**Goal of the exercise**
All of the lines below are to be transcribed faithfully, with pictures excluded from the copy.

——————————

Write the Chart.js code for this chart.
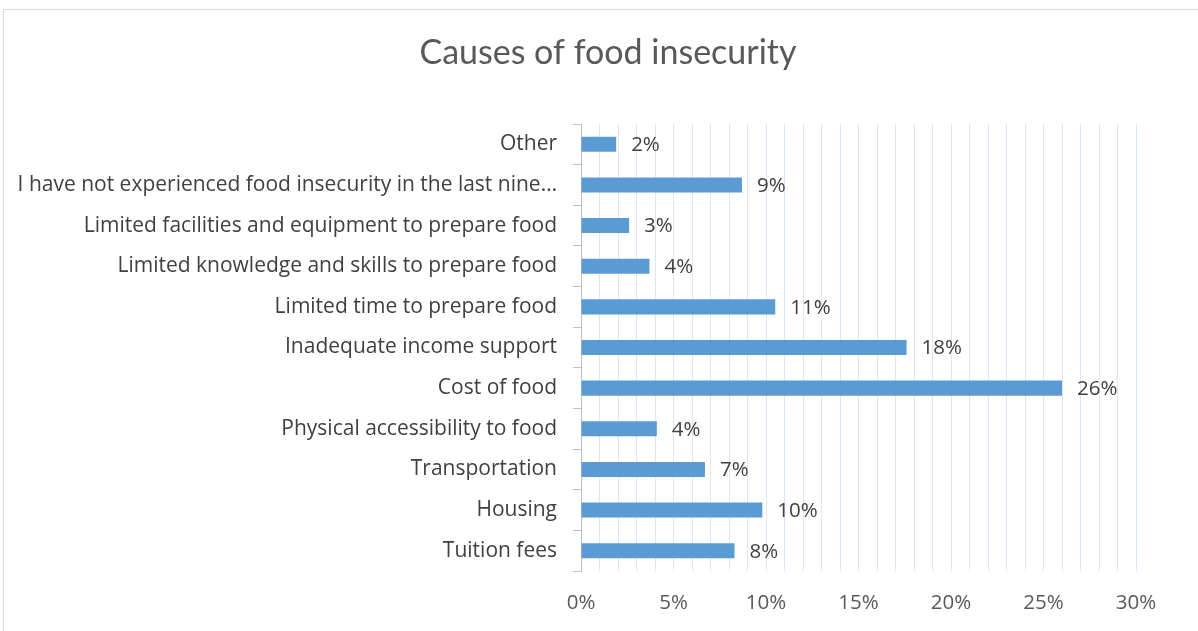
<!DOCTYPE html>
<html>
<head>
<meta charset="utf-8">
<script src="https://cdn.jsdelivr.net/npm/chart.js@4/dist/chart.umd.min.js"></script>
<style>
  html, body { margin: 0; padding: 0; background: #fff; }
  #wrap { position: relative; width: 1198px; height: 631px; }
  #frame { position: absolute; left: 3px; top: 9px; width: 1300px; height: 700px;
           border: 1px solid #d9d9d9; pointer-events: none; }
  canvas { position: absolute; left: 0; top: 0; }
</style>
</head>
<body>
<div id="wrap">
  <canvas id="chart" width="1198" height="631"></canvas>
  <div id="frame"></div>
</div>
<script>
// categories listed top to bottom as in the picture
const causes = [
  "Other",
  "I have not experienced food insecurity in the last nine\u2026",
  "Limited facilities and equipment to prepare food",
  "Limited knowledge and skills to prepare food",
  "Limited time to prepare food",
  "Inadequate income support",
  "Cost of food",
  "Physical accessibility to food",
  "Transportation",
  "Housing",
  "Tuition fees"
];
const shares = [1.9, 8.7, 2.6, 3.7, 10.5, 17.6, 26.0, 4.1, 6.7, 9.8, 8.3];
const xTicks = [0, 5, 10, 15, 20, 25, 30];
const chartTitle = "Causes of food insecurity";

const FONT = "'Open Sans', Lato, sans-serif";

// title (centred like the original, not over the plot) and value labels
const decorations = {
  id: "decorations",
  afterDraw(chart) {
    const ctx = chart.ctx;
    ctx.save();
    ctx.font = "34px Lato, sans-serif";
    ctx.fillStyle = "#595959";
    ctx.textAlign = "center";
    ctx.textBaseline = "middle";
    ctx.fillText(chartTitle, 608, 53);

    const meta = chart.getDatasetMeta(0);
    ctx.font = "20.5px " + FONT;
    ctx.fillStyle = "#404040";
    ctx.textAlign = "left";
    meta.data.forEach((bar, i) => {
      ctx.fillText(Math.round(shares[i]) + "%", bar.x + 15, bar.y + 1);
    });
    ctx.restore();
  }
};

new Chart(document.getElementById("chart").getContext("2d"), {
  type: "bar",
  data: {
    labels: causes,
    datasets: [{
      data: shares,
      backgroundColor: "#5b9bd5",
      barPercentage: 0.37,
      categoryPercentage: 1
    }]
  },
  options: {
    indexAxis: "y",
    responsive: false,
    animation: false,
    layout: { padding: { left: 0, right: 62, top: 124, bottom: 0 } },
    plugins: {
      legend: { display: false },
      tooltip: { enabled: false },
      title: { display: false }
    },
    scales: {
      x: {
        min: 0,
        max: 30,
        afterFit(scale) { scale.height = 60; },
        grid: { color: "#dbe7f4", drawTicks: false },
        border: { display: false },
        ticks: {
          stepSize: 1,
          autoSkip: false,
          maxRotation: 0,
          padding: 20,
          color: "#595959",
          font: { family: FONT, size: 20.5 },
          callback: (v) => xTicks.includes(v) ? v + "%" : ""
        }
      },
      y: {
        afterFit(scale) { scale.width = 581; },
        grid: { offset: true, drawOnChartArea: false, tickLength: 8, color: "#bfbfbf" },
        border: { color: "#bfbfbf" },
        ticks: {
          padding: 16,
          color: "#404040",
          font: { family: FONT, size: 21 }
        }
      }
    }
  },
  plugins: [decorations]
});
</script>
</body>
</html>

——————————

**Answer to this task**
Write the Chart.js code for this chart.
<!DOCTYPE html>
<html>
<head>
<meta charset="utf-8">
<script src="https://cdn.jsdelivr.net/npm/chart.js@4/dist/chart.umd.min.js"></script>
<style>
  html, body { margin: 0; padding: 0; background: #fff; }
  #wrap { position: relative; width: 1198px; height: 631px; }
  #frame { position: absolute; left: 3px; top: 9px; width: 1300px; height: 700px;
           border: 1px solid #d9d9d9; pointer-events: none; }
  canvas { position: absolute; left: 0; top: 0; }
</style>
</head>
<body>
<div id="wrap">
  <canvas id="chart" width="1198" height="631"></canvas>
  <div id="frame"></div>
</div>
<script>
// categories listed top to bottom as in the picture
const causes = [
  "Other",
  "I have not experienced food insecurity in the last nine\u2026",
  "Limited facilities and equipment to prepare food",
  "Limited knowledge and skills to prepare food",
  "Limited time to prepare food",
  "Inadequate income support",
  "Cost of food",
  "Physical accessibility to food",
  "Transportation",
  "Housing",
  "Tuition fees"
];
const shares = [1.9, 8.7, 2.6, 3.7, 10.5, 17.6, 26.0, 4.1, 6.7, 9.8, 8.3];
const xTicks = [0, 5, 10, 15, 20, 25, 30];
const chartTitle = "Causes of food insecurity";

const FONT = "'Open Sans', Lato, sans-serif";

// title (centred like the original, not over the plot) and value labels
const decorations = {
  id: "decorations",
  afterDraw(chart) {
    const ctx = chart.ctx;
    ctx.save();
    ctx.font = "34px Lato, sans-serif";
    ctx.fillStyle = "#595959";
    ctx.textAlign = "center";
    ctx.textBaseline = "middle";
    ctx.fillText(chartTitle, 608, 53);

    const meta = chart.getDatasetMeta(0);
    ctx.font = "20.5px " + FONT;
    ctx.fillStyle = "#404040";
    ctx.textAlign = "left";
    meta.data.forEach((bar, i) => {
      ctx.fillText(Math.round(shares[i]) + "%", bar.x + 15, bar.y + 1);
    });
    ctx.restore();
  }
};

new Chart(document.getElementById("chart").getContext("2d"), {
  type: "bar",
  data: {
    labels: causes,
    datasets: [{
      data: shares,
      backgroundColor: "#5b9bd5",
      barPercentage: 0.37,
      categoryPercentage: 1
    }]
  },
  options: {
    indexAxis: "y",
    responsive: false,
    animation: false,
    layout: { padding: { left: 0, right: 62, top: 124, bottom: 0 } },
    plugins: {
      legend: { display: false },
      tooltip: { enabled: false },
      title: { display: false }
    },
    scales: {
      x: {
        min: 0,
        max: 30,
        afterFit(scale) { scale.height = 60; },
        grid: { color: "#dbe7f4", drawTicks: false },
        border: { display: false },
        ticks: {
          stepSize: 1,
          autoSkip: false,
          maxRotation: 0,
          padding: 20,
          color: "#595959",
          font: { family: FONT, size: 20.5 },
          callback: (v) => xTicks.includes(v) ? v + "%" : ""
        }
      },
      y: {
        afterFit(scale) { scale.width = 581; },
        grid: { offset: true, drawOnChartArea: false, tickLength: 8, color: "#bfbfbf" },
        border: { color: "#bfbfbf" },
        ticks: {
          padding: 16,
          color: "#404040",
          font: { family: FONT, size: 21 }
        }
      }
    }
  },
  plugins: [decorations]
});
</script>
</body>
</html>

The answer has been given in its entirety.